--- BEGIN Information shown ---

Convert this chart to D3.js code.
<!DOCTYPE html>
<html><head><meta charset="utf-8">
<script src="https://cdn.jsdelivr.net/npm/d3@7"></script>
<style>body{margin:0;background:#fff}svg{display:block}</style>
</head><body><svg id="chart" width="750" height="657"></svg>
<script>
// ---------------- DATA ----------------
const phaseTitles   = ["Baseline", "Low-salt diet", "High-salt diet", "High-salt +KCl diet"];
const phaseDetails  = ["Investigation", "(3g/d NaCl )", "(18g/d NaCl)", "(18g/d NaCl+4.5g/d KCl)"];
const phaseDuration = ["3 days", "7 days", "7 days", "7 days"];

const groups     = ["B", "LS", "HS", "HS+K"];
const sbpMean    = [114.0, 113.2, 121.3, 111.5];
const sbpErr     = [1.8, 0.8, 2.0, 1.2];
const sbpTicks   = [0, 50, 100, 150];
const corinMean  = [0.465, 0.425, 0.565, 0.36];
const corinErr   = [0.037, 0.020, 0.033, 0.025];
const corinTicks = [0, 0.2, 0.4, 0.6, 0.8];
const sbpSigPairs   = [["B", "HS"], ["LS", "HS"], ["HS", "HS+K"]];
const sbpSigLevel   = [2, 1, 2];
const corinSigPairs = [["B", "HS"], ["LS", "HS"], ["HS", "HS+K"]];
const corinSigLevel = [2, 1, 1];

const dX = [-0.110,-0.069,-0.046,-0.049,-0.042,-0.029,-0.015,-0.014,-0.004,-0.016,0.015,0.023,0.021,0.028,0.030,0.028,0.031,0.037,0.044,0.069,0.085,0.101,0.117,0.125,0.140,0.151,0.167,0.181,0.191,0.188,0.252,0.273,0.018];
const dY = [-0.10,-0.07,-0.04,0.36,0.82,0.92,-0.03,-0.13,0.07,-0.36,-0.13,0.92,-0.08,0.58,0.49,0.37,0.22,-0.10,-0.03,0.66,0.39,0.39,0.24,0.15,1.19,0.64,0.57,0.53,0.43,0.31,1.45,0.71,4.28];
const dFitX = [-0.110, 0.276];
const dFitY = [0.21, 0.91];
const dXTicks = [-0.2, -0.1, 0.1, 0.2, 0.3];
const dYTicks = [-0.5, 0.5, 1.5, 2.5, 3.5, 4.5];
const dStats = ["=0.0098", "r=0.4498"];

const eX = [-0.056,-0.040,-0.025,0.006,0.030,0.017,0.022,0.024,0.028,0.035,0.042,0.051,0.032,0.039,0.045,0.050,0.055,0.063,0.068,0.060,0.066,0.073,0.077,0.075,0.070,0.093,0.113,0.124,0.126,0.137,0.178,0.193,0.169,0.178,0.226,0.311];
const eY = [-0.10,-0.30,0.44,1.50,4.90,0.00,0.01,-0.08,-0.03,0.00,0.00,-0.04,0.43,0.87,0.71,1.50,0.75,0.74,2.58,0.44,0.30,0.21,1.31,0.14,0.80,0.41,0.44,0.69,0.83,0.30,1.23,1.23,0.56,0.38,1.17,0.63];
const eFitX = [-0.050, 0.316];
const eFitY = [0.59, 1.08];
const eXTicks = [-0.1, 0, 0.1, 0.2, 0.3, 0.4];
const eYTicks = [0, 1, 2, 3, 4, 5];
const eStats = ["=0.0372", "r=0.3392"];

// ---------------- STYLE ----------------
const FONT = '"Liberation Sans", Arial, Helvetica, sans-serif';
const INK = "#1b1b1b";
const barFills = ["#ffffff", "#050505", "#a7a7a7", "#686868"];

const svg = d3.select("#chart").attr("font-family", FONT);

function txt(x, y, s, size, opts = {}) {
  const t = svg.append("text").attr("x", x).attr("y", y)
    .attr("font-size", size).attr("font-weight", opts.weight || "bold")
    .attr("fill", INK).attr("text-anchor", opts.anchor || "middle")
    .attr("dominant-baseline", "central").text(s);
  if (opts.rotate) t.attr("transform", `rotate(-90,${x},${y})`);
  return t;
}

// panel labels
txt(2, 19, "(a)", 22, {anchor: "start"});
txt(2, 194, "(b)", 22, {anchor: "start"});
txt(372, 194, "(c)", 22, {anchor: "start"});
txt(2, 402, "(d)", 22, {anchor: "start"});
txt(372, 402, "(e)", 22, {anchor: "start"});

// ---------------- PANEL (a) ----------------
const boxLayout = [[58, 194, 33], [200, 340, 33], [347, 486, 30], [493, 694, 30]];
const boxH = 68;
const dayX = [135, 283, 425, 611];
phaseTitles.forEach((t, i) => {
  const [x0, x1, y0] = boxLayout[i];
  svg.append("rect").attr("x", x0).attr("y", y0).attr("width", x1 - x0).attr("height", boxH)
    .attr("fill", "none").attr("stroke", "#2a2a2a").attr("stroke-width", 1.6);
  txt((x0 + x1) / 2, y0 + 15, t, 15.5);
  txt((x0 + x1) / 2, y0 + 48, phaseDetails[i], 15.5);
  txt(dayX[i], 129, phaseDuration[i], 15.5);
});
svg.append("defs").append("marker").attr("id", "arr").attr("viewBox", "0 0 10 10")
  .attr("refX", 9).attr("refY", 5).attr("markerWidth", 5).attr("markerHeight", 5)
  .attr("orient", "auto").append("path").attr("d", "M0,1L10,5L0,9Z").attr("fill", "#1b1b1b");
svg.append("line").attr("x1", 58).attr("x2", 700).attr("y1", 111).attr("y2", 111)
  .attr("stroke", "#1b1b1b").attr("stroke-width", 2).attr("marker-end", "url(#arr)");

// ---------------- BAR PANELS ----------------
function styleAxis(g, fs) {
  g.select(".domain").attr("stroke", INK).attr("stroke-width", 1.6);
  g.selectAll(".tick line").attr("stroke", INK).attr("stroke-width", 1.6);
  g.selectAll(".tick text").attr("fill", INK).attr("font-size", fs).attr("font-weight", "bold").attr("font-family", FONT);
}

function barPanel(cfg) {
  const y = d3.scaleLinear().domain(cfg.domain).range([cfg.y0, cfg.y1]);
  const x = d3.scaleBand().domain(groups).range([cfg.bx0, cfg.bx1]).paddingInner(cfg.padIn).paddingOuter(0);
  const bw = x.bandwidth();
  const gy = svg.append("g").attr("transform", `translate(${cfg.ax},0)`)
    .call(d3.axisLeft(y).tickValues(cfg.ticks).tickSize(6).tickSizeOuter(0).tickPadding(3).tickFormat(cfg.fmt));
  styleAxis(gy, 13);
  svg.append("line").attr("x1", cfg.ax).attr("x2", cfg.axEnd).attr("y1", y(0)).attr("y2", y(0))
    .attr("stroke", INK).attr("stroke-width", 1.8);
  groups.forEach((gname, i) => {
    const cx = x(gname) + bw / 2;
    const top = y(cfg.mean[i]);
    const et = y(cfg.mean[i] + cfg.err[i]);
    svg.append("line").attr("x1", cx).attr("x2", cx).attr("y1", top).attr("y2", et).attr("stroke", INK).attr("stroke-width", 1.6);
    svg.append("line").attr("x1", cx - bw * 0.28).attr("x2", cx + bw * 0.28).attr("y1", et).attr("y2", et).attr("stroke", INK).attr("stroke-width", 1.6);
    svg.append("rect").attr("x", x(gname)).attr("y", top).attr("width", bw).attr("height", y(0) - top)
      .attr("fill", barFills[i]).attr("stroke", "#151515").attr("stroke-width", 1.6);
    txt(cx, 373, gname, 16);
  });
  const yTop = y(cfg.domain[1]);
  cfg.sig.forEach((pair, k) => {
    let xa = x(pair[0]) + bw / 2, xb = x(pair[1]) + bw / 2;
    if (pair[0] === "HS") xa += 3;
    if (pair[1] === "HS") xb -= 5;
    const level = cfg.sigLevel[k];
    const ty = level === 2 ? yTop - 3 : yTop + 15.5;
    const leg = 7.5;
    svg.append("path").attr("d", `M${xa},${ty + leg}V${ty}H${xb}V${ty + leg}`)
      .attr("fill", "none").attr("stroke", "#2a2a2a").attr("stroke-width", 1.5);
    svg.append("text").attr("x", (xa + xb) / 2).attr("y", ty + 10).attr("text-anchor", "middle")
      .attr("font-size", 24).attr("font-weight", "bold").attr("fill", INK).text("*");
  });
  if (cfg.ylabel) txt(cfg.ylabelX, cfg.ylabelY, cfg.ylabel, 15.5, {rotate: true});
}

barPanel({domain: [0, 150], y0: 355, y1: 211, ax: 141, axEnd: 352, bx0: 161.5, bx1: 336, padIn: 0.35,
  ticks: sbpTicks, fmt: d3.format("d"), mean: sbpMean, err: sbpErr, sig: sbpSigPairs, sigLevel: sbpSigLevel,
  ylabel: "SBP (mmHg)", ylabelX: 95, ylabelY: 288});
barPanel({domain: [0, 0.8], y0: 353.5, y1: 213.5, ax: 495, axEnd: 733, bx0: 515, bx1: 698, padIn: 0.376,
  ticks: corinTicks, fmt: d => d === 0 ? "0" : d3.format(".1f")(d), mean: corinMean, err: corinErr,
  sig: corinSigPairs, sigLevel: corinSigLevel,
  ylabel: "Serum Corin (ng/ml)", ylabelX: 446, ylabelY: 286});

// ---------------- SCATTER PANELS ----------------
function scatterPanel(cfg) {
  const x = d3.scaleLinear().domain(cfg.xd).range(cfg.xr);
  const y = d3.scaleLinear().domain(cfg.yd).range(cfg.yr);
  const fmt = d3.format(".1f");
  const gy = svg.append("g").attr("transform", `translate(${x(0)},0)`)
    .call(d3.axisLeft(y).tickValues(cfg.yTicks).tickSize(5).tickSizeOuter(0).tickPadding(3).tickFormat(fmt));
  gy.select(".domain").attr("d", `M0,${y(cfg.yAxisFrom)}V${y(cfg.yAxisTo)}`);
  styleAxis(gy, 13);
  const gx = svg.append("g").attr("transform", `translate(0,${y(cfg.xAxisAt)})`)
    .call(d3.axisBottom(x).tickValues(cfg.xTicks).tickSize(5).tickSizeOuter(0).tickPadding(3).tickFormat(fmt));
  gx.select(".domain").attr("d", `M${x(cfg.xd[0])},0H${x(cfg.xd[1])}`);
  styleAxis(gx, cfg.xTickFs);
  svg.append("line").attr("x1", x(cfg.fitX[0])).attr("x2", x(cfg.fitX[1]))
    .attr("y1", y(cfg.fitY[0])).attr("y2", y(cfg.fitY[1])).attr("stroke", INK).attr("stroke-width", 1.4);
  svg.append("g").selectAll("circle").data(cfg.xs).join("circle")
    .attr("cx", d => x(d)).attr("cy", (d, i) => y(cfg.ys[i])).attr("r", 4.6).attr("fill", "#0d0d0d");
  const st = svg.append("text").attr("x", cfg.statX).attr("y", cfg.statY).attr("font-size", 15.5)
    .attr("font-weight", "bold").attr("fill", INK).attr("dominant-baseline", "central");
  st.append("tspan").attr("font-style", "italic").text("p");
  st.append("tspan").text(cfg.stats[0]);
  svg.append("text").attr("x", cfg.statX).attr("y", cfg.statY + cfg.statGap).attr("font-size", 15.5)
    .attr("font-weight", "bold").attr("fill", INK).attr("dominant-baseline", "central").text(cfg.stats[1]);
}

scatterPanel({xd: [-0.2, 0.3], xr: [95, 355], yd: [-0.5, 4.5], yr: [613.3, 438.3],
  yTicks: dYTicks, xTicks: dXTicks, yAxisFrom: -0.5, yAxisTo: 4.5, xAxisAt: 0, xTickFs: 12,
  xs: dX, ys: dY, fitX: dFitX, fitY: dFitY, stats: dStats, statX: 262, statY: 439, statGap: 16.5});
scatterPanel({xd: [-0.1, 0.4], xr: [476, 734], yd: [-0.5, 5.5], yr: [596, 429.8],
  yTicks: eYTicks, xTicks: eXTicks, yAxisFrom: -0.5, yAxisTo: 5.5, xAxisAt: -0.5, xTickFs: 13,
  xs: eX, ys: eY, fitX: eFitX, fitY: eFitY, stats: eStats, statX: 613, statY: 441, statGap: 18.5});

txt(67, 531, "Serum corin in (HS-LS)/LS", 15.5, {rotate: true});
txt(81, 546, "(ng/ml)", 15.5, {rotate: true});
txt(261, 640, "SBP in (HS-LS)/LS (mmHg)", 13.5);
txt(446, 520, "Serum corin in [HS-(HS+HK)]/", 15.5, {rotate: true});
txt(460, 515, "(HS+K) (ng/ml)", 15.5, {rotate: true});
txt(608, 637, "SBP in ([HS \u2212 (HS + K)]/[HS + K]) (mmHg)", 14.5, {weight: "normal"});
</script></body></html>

--- END Information shown ---

### Written problem
Check each line above for the string "chart" and show the ones that have it.

### Result for this task
Convert this chart to D3.js code.
</head><body><svg id="chart" width="750" height="657"></svg>
const svg = d3.select("#chart").attr("font-family", FONT);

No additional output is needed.